When the partial eclipse began, my son got us a few chairs and claimed a spot to sit and observe.  We sat together, sharing a blanket as the temperatures dropped. These days it’s nearly impossible to get him to sit next to me for a lengthy period, let alone share a blanket!  My heart was full, and I knew we were making a memory that will never be forgotten.   The eclipse began right around 2:30pm and the time of totality started at about 3:30pm.  Over that hourly anticipated wait, we sat, with our eclipse glasses on and watched together with building emotions of excitement.  The sky started to get darker and there was almost an eerie feeling that came over.  My son pointed out the rays of sun that were hitting the pavement around us, as if we were in a sea of light waves. 

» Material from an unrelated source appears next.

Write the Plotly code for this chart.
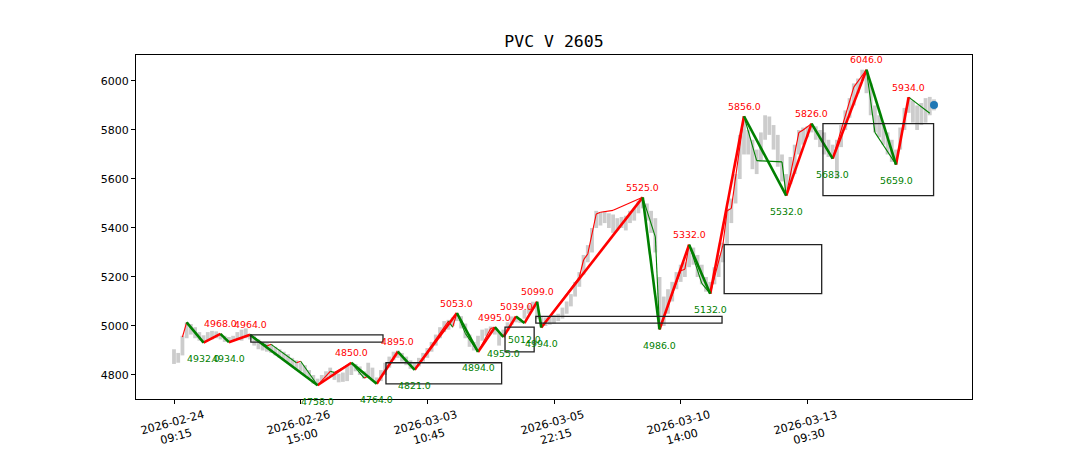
import plotly.graph_objects as go

title = "PVC V 2605"

# gray bars (bar index, low, high)
bar_low = [4845, 4850, 4880, 4950, 4965, 4950, 4940, 4932, 4940, 4945,
           4950, 4945, 4935, 4934, 4938, 4945, 4940, 4950, 4945, 4920,
           4905, 4900, 4895, 4890, 4880, 4870, 4860, 4850, 4835, 4820,
           4815, 4800, 4785, 4765, 4758, 4770, 4785, 4795, 4780, 4770,
           4772, 4775, 4800, 4815, 4800, 4785, 4790, 4775, 4764, 4775,
           4800, 4830, 4860, 4870, 4855, 4840, 4825, 4821, 4835, 4855,
           4870, 4895, 4920, 4950, 4975, 4985, 5000, 5020, 4990, 4950,
           4915, 4900, 4894, 4940, 4960, 4970, 4965, 4920, 4955, 4980,
           5005, 5015, 5012, 5030, 5050, 5070, 5030, 4994, 5000, 5005,
           5010, 5020, 5030, 5050, 5080, 5120, 5160, 5210, 5260, 5300,
           5400, 5410, 5420, 5400, 5380, 5390, 5400, 5390, 5420, 5430,
           5460, 5480, 5430, 5380, 5300, 4986, 5000, 5050, 5100, 5150,
           5180, 5200, 5240, 5250, 5200, 5170, 5140, 5132, 5170, 5200,
           5260, 5330, 5420, 5500, 5600, 5700, 5700, 5640, 5620, 5670,
           5760, 5780, 5720, 5650, 5590, 5532, 5580, 5620, 5700, 5740,
           5770, 5790, 5760, 5730, 5700, 5690, 5683, 5600, 5730, 5800,
           5850, 5900, 5950, 6000, 5950, 5860, 5790, 5770, 5740, 5700,
           5670, 5659, 5720, 5800, 5870, 5830, 5800, 5820, 5830, 5860,
           5880]
bar_high = [4905, 4890, 4960, 5015, 5008, 4995, 4975, 4962, 4975, 4980,
            4978, 4968, 4960, 4955, 4960, 4975, 4985, 4990, 4964, 4958,
            4945, 4935, 4930, 4925, 4915, 4905, 4895, 4885, 4870, 4860,
            4850, 4840, 4820, 4800, 4785, 4800, 4815, 4830, 4815, 4805,
            4810, 4840, 4850, 4845, 4835, 4815, 4850, 4830, 4790, 4820,
            4850, 4875, 4895, 4900, 4890, 4875, 4860, 4850, 4870, 4890,
            4910, 4935, 4965, 4995, 5020, 5025, 5035, 5053, 5040, 5010,
            4965, 4935, 4960, 4985, 4990, 4998, 4995, 4975, 4985, 5015,
            5039, 5035, 5030, 5065, 5085, 5099, 5080, 5040, 5035, 5040,
            5045, 5050, 5075, 5100, 5130, 5180, 5220, 5290, 5330, 5400,
            5470, 5465, 5468, 5460, 5455, 5440, 5445, 5450, 5470, 5480,
            5510, 5525, 5500, 5470, 5440, 5200, 5120, 5150, 5180, 5220,
            5250, 5260, 5332, 5320, 5290, 5250, 5200, 5180, 5240, 5290,
            5340, 5480, 5520, 5620, 5780, 5856, 5800, 5760, 5720, 5790,
            5860, 5855, 5820, 5780, 5700, 5620, 5690, 5740, 5800, 5810,
            5815, 5826, 5815, 5800, 5790, 5760, 5740, 5760, 5820, 5880,
            5930, 5990, 6010, 6046, 6040, 5990, 5900, 5860, 5830, 5790,
            5760, 5720, 5810, 5890, 5934, 5920, 5900, 5910, 5930, 5935,
            5925]

# main strokes (thick)
pivot_idx = [3, 7, 11, 13, 18, 34, 42, 48, 53, 57, 67, 72, 76, 78, 81, 83, 86, 87,
             111, 115, 122, 127, 135, 145, 151, 156, 164, 171, 174]
pivot_val = [5015, 4932, 4968, 4934, 4964, 4758, 4850, 4764, 4895, 4821, 5053, 4894,
             4995, 4955, 5039, 5012, 5099, 4994, 5525, 4986, 5332, 5132, 5856, 5532,
             5826, 5683, 6046, 5659, 5934]

# sub-level strokes (thin)
sub_idx = [2, 3, 7, 11, 13, 18, 22, 23, 29, 30, 34, 37, 38, 42, 45, 46, 48, 53, 57,
           65, 66, 67, 69, 72, 75, 76, 78, 81, 83, 86, 87, 96, 97, 98, 100, 101, 104,
           111, 114, 115, 120, 121, 122, 125, 127, 130, 131, 132, 135, 138, 144, 145,
           148, 149, 151, 156, 161, 164, 166, 171, 174, 179]
sub_val = [4955, 5015, 4932, 4968, 4934, 4964, 4918, 4925, 4850, 4856, 4758, 4815,
           4810, 4850, 4788, 4795, 4764, 4895, 4821, 5020, 4995, 5053, 4970, 4894,
           4990, 4995, 4955, 5039, 5012, 5099, 4994, 5200, 5270, 5294, 5457, 5464,
           5472, 5525, 5364, 4986, 5225, 5232, 5332, 5174, 5132, 5330, 5470, 5480,
           5856, 5675, 5670, 5532, 5790, 5800, 5826, 5683, 5975, 6046, 5790, 5659,
           5934, 5868]

# zones (rectangles)
zone_start = [18.2, 50.2, 78.4, 85.7, 130.3, 153.7]
zone_end = [49.5, 77.6, 85.3, 129.8, 153.4, 179.9]
zone_low = [4934, 4764, 4894, 5012, 5132, 5532]
zone_high = [4964, 4850, 4995, 5039, 5332, 5826]

last_idx = [180]
last_val = [5902]

tick_idx = [0, 30, 60, 90, 120, 150]
tick_text = ["2026-02-24<br>09:15", "2026-02-26<br>15:00", "2026-03-03<br>10:45",
             "2026-03-05<br>22:15", "2026-03-10<br>14:00", "2026-03-13<br>09:30"]
y_ticks = [4800, 5000, 5200, 5400, 5600, 5800, 6000]

RED = "#ff0000"
GREEN = "#008000"

fig = go.Figure()

fig.add_trace(go.Bar(
    x=list(range(len(bar_low))), base=bar_low,
    y=[h - l for h, l in zip(bar_high, bar_low)],
    width=0.9, marker=dict(color="#cccccc", line=dict(width=0)),
    hoverinfo="skip", showlegend=False))


def seg_lines(xs, ys):
    up_x, up_y, dn_x, dn_y = [], [], [], []
    for i in range(len(xs) - 1):
        if ys[i + 1] >= ys[i]:
            up_x += [xs[i], xs[i + 1], None]
            up_y += [ys[i], ys[i + 1], None]
        else:
            dn_x += [xs[i], xs[i + 1], None]
            dn_y += [ys[i], ys[i + 1], None]
    return up_x, up_y, dn_x, dn_y


ux, uy, dx, dy = seg_lines(sub_idx, sub_val)
fig.add_trace(go.Scatter(x=ux, y=uy, mode="lines", line=dict(color=RED, width=1.1),
                         hoverinfo="skip", showlegend=False))
fig.add_trace(go.Scatter(x=dx, y=dy, mode="lines", line=dict(color=GREEN, width=1.1),
                         hoverinfo="skip", showlegend=False))

ux, uy, dx, dy = seg_lines(pivot_idx, pivot_val)
fig.add_trace(go.Scatter(x=ux, y=uy, mode="lines", line=dict(color=RED, width=2.6),
                         hoverinfo="skip", showlegend=False))
fig.add_trace(go.Scatter(x=dx, y=dy, mode="lines", line=dict(color=GREEN, width=2.6),
                         hoverinfo="skip", showlegend=False))

fig.add_trace(go.Scatter(x=last_idx, y=last_val, mode="markers",
                         marker=dict(color="#1f77b4", size=8),
                         hoverinfo="skip", showlegend=False))

for x0, x1, y0, y1 in zip(zone_start, zone_end, zone_low, zone_high):
    fig.add_shape(type="rect", x0=x0, x1=x1, y0=y0, y1=y1, xref="x", yref="y",
                  line=dict(color="#222222", width=1.3), fillcolor="rgba(0,0,0,0)")

# pivot labels (skip the first pivot)
for i in range(1, len(pivot_idx)):
    is_high = pivot_val[i] > pivot_val[i - 1]
    fig.add_annotation(x=pivot_idx[i], y=pivot_val[i], text=f"{pivot_val[i]:.1f}",
                       showarrow=False, xanchor="center", yanchor="middle",
                       yshift=10 if is_high else -16,
                       font=dict(family="DejaVu Sans", size=9.4,
                                 color=RED if is_high else GREEN))

for tx, tt in zip(tick_idx, tick_text):
    fig.add_annotation(x=tx, y=0, xref="x", yref="paper", text=tt, showarrow=False,
                       xanchor="center", yanchor="top", yshift=-7, textangle=-15,
                       font=dict(family="DejaVu Sans", size=11.2, color="black"))

fig.update_layout(
    width=1080, height=450,
    margin=dict(l=136, r=108, t=55, b=51),
    paper_bgcolor="white", plot_bgcolor="white",
    title=dict(text=title, x=0.5, xref="paper", xanchor="center",
               y=1 - 41 / 450, yref="container", yanchor="middle",
               font=dict(family="DejaVu Sans Mono", size=16.5, color="black")),
    xaxis=dict(range=[-9, 189], showgrid=False, zeroline=False,
               tickvals=tick_idx, ticktext=[""] * len(tick_idx),
               ticks="outside", ticklen=4, tickcolor="black",
               showline=True, mirror=True, linecolor="black", linewidth=1),
    yaxis=dict(range=[4702, 6106], showgrid=False, zeroline=False,
               tickvals=y_ticks, ticks="outside", ticklen=4, tickcolor="black",
               showline=True, mirror=True, linecolor="black", linewidth=1,
               tickfont=dict(family="DejaVu Sans", size=11, color="black")),
    showlegend=False,
)

fig.write_html("out.html", config={"displayModeBar": False},
               post_script="document.body.style.margin='0';document.body.style.overflow='hidden';")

When totality hit it was truly a moment of awe.  That little over two minutes felt like 30 seconds as we stared in fascination.  We were amidst thousands of other people experiencing it, listening to a variety of reactions—cheers, gasps, bursts of laughter, pointing and observing.  The look on my sons face was of pure wonder and joy.  My heart exploded as it hit me that we’d likely never experience something like this together again. 


Some people say that witnessing a total solar eclipse like this can be life changing.  I have no doubt that the memories we made that day will be imprinted on not only us forever but the thousands who experienced it with us.  We spent hours in traffic driving south that night and despite exhaustion, I couldn’t help but feel that we were part of something so much bigger than we even know—collectively everyone on the highway and at the rest stops were polite, kind, and generous.  It’s like we all had a sense of “yeah, we chose this, and it was SO worth it!” 


I am grateful to the universe for working out in our favor and to the volunteers of Limestone who helped make this memory so special for us. It’s something we will never forget!